México tabula las cantidades de droga que alguien puede poseer sin que se considere que podría estar traficando. Pero esa tabla no se ajusta a la realidad de los consumidores (por ejemplo, alguien solo puede llevar cinco gramos de marihuana). Si bien las políticas de drogas deben atender a las características de cada país, la descriminalización de los consumidores debería ser una base común.
Desde hace más de 15 años Portugal despenalizó la tenencia de drogas para uso personal y creó un sistema para la reducción de daños y la reinserción social. El consumo de cannabis sigue estabilizado, el número de adictos a la heroína ha bajado un 70 por ciento, y las muertes por sobredosis también se han reducido. Holanda, con su sistema de cafeterías, ha creado una fuente de trabajo legal alrededor del cannabis y, en parte, gracias a no perseguir a los consumidores, se ha quedado sin presos. En los últimos años varias cárceles holandesas han cerrado por la falta de delincuentes. El consumo de drogas -de todas las drogas- es un problema de salud, no penal. Y así debería ser tratado.
La Guerra contra el Narco como solución a la problemática en México ha sido una enfermedad mucho peor que la propia enfermedad.
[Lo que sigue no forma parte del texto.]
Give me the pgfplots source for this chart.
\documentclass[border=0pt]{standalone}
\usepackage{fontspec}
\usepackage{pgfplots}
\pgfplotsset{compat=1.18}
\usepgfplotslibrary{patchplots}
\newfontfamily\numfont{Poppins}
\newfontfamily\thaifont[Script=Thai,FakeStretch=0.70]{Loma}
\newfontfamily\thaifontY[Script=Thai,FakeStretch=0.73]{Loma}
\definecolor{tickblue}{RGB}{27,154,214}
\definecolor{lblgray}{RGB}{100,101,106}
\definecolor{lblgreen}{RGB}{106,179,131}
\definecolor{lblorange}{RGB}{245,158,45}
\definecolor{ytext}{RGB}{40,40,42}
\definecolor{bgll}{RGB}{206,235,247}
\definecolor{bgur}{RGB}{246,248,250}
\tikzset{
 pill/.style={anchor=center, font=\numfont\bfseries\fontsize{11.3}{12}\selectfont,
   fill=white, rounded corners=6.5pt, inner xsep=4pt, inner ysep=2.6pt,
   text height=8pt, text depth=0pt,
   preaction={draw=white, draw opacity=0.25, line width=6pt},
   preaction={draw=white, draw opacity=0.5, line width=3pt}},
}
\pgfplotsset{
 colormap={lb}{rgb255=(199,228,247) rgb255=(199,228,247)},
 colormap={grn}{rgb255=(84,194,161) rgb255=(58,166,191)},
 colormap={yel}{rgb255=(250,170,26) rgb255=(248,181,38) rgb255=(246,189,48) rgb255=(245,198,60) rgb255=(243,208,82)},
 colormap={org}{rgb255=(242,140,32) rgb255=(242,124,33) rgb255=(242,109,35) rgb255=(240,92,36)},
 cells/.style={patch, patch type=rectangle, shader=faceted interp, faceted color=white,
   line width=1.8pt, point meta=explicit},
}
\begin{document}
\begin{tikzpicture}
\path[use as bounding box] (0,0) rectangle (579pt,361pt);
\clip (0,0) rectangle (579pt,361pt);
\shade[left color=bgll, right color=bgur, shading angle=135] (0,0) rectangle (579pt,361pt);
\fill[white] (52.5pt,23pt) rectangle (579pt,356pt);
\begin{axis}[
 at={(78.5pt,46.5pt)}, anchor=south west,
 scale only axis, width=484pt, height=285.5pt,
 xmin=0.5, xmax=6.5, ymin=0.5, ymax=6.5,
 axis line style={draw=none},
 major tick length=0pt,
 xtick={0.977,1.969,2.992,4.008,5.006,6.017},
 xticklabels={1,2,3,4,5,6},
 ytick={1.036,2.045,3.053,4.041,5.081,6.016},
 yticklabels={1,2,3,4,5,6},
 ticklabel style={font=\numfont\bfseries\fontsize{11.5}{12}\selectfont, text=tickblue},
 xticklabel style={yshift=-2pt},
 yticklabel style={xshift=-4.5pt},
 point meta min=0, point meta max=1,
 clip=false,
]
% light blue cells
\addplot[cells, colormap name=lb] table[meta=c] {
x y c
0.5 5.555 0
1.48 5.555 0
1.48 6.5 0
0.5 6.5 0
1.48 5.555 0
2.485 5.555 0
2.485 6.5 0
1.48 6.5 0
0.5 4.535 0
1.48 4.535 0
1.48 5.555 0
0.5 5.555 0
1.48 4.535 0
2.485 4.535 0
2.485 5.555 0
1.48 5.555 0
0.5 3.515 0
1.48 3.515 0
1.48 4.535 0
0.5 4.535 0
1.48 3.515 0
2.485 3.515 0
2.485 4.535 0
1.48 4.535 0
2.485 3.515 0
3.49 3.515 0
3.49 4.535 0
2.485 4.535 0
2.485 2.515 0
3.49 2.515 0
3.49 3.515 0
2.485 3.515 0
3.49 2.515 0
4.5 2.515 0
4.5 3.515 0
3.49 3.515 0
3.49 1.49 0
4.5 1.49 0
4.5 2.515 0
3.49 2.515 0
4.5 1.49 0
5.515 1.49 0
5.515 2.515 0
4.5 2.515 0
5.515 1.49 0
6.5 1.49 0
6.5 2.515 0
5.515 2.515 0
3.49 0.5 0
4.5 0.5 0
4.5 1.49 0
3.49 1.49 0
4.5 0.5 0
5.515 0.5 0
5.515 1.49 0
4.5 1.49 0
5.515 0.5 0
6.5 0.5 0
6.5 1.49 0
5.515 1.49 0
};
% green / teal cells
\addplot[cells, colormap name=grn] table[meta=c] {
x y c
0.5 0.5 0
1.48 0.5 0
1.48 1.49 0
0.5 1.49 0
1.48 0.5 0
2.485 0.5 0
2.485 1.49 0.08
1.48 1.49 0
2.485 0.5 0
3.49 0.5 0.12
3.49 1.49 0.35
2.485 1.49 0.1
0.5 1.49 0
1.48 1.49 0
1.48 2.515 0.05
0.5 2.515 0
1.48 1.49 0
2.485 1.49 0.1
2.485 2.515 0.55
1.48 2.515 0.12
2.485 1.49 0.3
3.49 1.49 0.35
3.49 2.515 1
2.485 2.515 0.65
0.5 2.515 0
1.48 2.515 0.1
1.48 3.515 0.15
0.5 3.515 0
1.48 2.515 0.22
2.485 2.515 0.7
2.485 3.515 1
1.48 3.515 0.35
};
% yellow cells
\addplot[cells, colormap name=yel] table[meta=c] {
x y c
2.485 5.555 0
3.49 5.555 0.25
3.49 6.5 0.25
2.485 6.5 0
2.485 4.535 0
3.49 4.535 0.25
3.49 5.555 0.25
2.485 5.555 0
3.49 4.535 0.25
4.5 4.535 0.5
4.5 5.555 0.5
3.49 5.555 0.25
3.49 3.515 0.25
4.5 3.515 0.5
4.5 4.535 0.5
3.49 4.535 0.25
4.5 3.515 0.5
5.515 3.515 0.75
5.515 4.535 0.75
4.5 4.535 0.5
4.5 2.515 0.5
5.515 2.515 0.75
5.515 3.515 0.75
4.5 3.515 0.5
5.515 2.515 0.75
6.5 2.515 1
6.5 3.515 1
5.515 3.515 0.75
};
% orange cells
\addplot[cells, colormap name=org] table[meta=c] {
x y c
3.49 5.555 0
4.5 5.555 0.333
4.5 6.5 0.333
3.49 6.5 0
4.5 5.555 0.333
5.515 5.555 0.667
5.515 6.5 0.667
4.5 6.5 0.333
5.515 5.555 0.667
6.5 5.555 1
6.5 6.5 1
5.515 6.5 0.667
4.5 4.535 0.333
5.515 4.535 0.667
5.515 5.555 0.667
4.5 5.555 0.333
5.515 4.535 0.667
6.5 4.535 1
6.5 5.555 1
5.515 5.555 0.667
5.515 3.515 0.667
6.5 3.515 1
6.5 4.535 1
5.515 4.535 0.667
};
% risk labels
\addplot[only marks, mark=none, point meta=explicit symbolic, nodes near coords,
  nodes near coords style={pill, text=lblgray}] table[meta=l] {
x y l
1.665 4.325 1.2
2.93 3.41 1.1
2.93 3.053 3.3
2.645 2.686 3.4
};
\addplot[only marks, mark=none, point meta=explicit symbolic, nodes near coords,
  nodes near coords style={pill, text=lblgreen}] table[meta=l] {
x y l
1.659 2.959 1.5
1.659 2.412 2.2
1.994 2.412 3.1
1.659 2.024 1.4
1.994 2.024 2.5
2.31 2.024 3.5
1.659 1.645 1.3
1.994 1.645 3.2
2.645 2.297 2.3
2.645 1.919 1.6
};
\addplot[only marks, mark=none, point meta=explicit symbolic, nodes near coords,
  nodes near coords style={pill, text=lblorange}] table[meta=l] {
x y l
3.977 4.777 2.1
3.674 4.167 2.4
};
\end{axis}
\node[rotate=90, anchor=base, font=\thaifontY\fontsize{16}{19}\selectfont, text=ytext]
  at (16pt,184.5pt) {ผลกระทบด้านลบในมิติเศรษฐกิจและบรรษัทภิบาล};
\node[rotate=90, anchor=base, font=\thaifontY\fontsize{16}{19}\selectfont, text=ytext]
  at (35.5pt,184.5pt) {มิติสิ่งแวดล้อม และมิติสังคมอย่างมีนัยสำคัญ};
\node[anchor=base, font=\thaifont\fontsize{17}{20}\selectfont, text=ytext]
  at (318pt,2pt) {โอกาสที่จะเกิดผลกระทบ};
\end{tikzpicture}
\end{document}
Diez años en estado de excepción, con el ejército inmune a las investigaciones sobre sus responsabilidades, ha probado ser otro fracaso.
Para que las cosas cambien realmente, el gobierno debería devolver las acciones antinarcóticos progresivamente a la autoridad civil. Después de esta década de luto, de matanzas sin castigo, de corrupción en las autoridades, es necesario pensar una política integral que visualice al narcotráfico más allá de un combate entre héroes y villanos. En medio de estos extremos, la sociedad se ha tenido que adaptar a una situación de violencia permanente. La despenalización del consumo no arreglará un problema tan arraigado en el país, pero ayudará a que los mexicanos distingan la droga de la Guerra contra el Narco. Los consumidores de los narcotraficantes. Es el primer paso para aceptar que otra solución es posible.